-- OBJECTIVE --
Copy, from the entries below, each line in which the string "with" appears.

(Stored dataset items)

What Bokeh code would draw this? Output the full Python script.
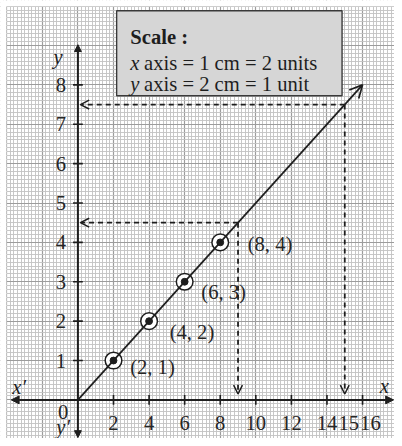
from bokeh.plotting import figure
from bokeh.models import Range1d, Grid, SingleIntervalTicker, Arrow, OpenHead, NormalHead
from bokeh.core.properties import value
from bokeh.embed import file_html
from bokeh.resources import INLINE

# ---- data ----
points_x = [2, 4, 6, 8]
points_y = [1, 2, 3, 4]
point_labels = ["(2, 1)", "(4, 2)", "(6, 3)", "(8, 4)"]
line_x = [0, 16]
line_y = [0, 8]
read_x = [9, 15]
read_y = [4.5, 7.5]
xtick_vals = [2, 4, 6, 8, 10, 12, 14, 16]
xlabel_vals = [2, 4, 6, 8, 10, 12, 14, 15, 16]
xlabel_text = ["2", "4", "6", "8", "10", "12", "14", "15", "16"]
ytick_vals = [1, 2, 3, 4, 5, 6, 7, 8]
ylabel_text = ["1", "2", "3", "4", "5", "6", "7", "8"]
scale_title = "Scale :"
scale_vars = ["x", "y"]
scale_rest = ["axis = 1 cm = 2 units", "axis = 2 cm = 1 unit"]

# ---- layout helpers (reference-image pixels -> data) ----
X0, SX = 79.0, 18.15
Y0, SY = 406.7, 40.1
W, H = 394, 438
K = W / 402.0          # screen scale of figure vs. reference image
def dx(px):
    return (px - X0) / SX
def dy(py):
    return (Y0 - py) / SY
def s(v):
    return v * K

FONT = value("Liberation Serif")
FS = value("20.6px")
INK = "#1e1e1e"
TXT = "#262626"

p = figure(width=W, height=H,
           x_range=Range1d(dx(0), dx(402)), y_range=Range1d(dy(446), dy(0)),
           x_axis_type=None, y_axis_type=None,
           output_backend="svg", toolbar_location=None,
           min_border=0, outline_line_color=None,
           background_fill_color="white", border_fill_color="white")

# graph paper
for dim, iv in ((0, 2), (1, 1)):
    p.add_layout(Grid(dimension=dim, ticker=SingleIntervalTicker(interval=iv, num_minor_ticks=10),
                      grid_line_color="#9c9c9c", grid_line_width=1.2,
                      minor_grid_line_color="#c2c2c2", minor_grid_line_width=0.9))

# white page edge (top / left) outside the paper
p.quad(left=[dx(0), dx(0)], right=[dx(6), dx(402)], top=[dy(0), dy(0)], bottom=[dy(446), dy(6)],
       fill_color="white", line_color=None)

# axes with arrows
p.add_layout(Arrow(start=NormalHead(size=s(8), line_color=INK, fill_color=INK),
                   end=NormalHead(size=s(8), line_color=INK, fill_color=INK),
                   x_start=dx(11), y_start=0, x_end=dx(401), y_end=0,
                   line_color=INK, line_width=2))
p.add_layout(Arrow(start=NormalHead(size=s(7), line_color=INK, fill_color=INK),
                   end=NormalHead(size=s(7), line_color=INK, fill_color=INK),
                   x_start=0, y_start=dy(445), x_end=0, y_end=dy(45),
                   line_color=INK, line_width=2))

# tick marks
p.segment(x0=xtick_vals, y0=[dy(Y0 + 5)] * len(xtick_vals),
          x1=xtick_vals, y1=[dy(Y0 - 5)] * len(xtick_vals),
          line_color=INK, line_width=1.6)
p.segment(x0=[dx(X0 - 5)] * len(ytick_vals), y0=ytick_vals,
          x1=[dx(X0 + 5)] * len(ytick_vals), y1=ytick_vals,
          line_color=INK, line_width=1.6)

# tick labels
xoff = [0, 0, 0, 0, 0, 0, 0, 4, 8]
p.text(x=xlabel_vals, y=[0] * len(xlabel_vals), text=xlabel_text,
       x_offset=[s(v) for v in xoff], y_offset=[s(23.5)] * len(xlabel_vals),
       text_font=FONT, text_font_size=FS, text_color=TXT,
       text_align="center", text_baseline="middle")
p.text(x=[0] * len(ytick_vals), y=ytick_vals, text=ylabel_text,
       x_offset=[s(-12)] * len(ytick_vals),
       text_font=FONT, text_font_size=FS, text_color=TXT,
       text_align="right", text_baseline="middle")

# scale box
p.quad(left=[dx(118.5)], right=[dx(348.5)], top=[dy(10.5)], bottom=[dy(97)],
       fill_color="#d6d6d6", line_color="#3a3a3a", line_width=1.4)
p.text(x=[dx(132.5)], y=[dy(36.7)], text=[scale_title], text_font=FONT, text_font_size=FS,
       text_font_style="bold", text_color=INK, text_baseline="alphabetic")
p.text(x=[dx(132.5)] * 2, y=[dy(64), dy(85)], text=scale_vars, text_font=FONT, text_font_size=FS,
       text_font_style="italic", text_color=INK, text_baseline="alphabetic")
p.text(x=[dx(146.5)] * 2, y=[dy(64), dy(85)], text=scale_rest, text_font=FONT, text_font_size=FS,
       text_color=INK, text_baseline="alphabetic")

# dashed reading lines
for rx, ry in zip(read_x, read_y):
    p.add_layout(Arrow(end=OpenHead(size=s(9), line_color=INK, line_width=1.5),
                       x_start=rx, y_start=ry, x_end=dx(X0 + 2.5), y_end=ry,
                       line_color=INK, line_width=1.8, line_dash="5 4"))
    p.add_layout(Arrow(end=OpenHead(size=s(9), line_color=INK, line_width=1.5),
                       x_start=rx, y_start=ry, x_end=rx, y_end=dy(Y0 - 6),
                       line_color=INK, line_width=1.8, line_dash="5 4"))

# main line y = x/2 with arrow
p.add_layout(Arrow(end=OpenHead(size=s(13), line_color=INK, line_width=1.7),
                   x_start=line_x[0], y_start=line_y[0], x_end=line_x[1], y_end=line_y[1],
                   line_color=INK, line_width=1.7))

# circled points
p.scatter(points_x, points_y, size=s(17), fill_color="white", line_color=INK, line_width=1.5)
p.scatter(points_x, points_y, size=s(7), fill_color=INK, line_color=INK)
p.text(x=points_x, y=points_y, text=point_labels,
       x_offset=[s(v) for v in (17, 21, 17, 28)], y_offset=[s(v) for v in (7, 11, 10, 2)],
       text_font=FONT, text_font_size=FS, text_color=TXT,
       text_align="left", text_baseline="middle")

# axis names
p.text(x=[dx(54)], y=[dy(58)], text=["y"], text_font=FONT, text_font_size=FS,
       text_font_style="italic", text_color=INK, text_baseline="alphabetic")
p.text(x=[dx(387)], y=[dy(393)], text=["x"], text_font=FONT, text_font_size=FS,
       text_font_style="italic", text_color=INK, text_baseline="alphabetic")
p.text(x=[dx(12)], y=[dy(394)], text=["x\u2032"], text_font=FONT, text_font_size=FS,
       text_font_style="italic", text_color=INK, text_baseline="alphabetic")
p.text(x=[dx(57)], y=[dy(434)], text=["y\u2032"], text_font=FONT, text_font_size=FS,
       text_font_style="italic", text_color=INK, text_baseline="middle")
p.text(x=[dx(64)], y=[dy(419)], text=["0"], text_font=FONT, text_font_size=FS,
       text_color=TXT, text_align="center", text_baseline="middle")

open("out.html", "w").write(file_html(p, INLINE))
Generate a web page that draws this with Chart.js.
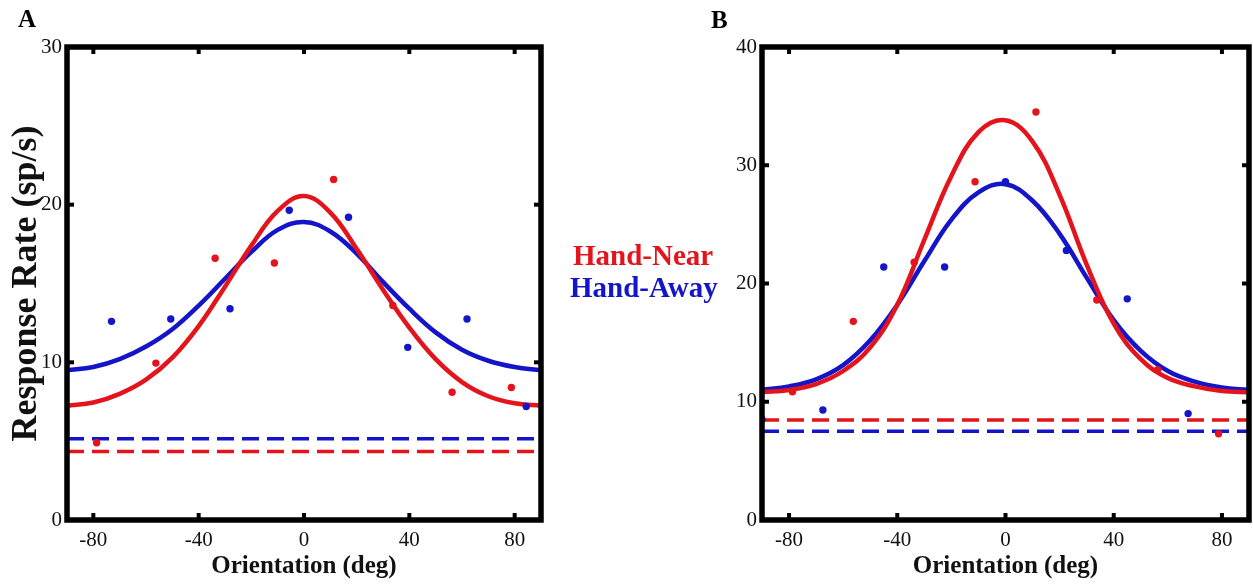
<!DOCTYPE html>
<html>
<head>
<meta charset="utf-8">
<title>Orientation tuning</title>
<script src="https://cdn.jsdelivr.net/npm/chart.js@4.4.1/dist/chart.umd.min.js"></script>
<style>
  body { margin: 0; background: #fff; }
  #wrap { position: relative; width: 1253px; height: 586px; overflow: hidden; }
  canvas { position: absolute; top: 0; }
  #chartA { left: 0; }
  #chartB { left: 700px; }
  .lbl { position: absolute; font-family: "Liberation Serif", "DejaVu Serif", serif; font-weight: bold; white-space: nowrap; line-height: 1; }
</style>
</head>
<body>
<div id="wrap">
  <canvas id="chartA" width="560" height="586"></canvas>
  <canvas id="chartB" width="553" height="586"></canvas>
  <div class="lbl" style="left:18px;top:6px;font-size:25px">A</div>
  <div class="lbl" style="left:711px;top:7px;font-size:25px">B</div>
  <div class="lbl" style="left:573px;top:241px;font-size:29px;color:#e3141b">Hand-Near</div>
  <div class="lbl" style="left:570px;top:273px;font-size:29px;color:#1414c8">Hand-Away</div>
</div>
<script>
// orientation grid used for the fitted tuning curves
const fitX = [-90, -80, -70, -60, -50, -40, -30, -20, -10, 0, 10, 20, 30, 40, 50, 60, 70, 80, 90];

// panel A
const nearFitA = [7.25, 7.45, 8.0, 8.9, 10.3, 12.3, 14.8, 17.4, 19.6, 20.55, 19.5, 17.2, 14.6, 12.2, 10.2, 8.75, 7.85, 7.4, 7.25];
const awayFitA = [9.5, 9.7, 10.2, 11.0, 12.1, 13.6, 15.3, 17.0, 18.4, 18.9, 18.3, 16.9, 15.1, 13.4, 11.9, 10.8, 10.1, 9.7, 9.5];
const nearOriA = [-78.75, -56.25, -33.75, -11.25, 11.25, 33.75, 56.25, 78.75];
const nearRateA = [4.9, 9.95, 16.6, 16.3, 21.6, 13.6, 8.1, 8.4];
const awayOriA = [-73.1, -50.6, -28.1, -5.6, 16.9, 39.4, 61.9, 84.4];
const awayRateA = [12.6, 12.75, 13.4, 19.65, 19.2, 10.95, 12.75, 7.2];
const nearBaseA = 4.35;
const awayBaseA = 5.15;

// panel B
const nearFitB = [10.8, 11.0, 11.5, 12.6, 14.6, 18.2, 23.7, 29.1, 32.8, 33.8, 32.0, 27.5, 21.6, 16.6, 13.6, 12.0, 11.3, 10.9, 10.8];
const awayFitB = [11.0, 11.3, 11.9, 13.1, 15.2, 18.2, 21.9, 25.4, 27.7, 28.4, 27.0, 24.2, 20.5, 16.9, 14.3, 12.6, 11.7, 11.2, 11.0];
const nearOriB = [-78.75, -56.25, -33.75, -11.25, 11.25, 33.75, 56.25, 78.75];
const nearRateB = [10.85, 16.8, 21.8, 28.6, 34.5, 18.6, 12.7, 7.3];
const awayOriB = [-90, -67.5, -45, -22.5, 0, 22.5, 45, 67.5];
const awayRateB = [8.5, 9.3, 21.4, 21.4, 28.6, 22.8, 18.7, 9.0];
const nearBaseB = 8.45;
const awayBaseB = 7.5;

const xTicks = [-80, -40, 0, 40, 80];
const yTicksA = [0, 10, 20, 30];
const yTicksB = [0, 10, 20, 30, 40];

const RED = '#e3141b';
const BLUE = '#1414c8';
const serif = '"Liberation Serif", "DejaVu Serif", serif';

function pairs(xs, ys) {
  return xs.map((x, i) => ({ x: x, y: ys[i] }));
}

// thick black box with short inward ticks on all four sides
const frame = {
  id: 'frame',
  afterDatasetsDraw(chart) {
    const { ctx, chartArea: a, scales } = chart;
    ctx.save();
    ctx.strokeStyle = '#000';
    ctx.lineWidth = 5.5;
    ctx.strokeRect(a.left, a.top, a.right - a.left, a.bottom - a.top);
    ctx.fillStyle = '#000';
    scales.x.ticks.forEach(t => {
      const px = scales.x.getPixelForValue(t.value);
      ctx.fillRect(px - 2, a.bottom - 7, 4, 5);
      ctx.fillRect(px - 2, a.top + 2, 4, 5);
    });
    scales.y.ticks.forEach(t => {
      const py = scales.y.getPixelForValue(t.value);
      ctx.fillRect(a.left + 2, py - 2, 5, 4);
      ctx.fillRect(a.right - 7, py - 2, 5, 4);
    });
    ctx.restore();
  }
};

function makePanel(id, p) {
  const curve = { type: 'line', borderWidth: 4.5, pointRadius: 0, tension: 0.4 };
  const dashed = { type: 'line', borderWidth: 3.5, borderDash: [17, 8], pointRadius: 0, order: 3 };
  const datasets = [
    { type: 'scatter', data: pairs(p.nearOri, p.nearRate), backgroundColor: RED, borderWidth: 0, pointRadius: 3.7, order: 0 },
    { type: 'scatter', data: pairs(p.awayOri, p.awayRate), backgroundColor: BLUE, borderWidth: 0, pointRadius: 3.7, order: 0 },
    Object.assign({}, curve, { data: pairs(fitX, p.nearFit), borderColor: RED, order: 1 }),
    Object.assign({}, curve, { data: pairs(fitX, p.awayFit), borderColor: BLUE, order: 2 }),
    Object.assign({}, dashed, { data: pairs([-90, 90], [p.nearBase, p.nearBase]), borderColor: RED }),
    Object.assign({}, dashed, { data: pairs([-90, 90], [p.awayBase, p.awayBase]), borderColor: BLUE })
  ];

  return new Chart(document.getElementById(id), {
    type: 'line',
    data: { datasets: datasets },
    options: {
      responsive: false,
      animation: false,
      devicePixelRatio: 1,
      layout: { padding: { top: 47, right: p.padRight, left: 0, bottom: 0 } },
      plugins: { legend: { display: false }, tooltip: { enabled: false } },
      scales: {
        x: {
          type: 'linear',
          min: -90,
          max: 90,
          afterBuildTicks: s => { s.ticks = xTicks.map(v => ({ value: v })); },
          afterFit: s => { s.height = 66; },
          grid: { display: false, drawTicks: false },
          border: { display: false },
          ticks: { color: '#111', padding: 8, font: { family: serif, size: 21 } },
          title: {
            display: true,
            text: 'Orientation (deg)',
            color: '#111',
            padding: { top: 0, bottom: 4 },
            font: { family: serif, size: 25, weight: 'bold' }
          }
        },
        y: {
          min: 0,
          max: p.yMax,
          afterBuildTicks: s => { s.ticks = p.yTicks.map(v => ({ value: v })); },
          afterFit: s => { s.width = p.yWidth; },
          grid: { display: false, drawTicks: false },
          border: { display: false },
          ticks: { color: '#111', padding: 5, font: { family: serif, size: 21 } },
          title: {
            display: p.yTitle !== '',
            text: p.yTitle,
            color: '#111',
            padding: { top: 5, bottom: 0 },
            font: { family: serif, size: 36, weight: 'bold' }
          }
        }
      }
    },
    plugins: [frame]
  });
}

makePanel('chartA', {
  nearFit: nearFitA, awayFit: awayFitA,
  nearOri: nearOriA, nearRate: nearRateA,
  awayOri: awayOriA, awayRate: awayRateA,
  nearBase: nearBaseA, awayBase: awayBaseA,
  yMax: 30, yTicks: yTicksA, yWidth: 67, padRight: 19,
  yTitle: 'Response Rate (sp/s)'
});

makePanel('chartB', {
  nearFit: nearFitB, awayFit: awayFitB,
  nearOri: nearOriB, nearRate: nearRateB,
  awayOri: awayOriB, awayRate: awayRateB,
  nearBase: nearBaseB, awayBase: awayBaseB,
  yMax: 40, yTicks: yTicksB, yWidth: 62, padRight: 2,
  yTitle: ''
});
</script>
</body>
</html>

-- FINAL RESULT --
# axes with arrows
# main line y = x/2 with arrow
Generate a web page that draws this with Chart.js.
// thick black box with short inward ticks on all four sides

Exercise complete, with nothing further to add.